INPUT MATERIAL
+---+

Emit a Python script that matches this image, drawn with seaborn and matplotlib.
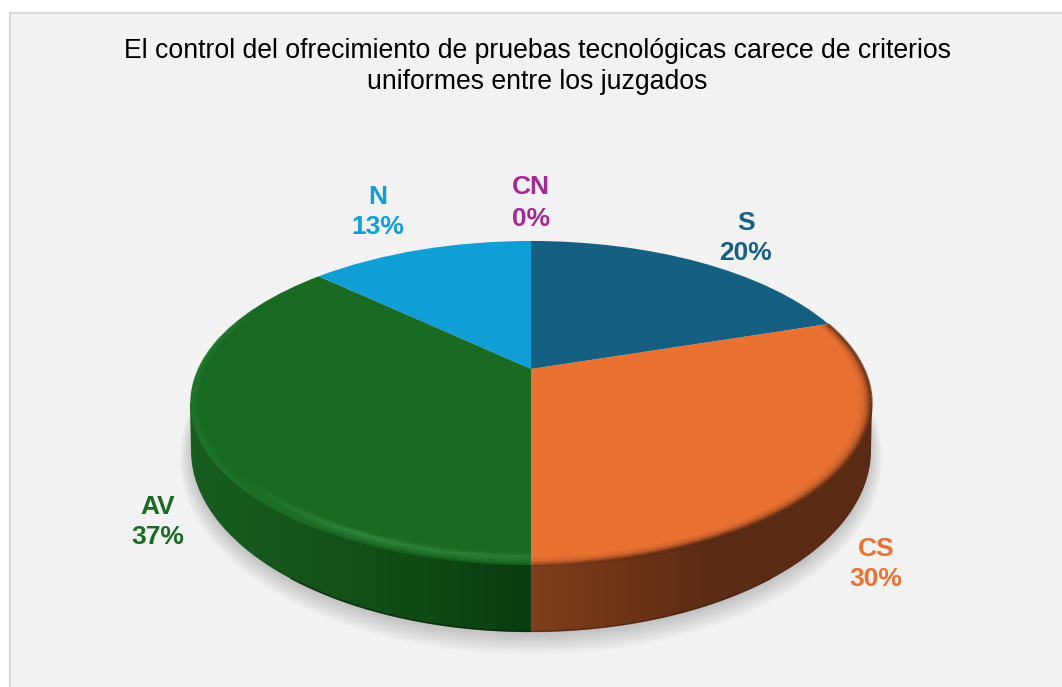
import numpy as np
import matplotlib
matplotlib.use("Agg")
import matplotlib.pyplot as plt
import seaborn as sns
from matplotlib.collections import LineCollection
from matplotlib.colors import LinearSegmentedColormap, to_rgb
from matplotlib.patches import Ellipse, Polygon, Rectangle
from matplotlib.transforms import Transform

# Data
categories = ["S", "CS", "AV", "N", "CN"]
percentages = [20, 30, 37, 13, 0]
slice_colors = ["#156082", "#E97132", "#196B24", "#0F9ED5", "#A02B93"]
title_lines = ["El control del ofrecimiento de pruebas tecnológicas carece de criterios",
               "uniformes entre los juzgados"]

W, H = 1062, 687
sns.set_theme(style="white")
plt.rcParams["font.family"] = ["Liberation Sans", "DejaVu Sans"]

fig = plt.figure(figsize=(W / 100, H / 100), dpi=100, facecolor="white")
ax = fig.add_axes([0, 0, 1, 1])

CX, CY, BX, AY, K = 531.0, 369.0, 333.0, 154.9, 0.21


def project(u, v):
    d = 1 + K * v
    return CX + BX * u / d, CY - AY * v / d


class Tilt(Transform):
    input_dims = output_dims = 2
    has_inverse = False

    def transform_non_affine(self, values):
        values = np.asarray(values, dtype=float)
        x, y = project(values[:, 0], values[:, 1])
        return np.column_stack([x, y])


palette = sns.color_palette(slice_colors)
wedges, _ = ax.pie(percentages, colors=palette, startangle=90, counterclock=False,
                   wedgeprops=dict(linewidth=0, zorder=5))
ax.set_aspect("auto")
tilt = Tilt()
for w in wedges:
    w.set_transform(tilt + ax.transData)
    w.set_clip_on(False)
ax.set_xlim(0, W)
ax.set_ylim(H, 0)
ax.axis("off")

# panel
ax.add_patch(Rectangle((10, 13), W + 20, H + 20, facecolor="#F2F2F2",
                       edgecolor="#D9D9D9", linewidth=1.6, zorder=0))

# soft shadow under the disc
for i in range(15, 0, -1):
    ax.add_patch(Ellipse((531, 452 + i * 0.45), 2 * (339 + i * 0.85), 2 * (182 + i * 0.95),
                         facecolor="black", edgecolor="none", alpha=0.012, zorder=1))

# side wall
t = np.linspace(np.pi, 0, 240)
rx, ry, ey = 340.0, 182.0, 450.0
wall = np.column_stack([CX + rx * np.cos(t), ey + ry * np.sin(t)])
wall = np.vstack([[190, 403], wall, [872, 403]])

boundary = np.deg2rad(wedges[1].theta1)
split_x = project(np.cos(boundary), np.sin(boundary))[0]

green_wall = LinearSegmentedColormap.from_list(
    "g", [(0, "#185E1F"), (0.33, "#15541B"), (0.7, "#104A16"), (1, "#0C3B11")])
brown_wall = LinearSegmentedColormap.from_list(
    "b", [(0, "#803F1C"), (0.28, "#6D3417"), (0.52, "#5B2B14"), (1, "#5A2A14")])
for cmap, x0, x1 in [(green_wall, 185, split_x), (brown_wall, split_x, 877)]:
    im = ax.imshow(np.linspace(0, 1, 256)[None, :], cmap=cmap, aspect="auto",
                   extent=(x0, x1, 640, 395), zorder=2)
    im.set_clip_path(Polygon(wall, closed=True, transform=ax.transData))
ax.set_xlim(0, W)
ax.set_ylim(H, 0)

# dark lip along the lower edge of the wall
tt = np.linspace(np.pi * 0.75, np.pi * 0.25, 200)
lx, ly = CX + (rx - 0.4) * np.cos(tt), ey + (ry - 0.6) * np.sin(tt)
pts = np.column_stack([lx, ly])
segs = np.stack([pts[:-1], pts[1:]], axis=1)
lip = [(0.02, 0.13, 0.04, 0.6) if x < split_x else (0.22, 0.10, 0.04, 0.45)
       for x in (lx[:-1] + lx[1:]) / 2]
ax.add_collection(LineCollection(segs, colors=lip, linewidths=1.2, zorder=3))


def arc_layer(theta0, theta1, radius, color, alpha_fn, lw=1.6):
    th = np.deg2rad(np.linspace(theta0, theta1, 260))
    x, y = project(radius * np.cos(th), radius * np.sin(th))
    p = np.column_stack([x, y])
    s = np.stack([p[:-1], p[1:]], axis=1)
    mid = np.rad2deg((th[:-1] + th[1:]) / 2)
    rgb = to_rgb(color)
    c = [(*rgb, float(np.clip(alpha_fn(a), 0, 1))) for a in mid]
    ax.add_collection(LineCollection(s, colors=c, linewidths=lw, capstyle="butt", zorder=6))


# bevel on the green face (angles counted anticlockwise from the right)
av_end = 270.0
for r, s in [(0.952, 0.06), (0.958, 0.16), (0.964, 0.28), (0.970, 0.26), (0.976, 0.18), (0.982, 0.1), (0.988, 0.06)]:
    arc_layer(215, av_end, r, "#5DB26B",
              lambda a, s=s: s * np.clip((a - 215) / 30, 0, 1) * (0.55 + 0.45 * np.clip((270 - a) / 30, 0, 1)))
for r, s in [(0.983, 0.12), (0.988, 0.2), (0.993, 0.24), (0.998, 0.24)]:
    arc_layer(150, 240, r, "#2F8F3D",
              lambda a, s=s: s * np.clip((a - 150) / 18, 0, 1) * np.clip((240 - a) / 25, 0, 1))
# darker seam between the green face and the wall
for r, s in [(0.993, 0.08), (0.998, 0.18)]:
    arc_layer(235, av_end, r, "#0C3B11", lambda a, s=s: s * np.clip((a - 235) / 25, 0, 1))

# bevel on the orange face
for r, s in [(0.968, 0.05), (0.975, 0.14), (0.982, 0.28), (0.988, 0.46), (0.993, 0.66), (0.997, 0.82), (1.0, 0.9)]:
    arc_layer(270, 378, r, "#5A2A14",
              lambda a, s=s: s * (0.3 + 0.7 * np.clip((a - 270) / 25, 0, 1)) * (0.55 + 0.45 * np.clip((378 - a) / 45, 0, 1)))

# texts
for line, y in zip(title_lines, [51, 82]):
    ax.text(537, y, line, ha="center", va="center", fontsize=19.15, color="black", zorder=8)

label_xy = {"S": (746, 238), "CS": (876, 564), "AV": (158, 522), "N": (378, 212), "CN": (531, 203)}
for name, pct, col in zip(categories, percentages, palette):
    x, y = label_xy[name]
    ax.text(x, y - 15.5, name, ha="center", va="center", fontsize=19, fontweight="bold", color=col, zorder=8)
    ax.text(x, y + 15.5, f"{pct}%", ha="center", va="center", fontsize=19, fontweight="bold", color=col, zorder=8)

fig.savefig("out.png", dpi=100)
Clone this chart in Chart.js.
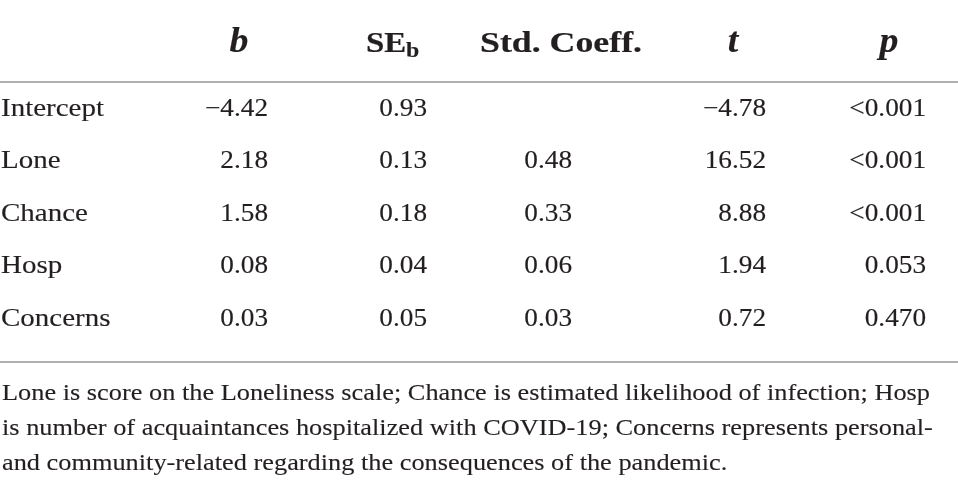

+---+

AIM OF THE EXERCISE
Set the lines above down again, word for word, from the first through the one containing "from matplotlib.transforms import Transform"; pictures excluded.

RESPONSE
Emit a Python script that matches this image, drawn with seaborn and matplotlib.
import numpy as np
import matplotlib
matplotlib.use("Agg")
import matplotlib.pyplot as plt
import seaborn as sns
from matplotlib.collections import LineCollection
from matplotlib.colors import LinearSegmentedColormap, to_rgb
from matplotlib.patches import Ellipse, Polygon, Rectangle
from matplotlib.transforms import Transform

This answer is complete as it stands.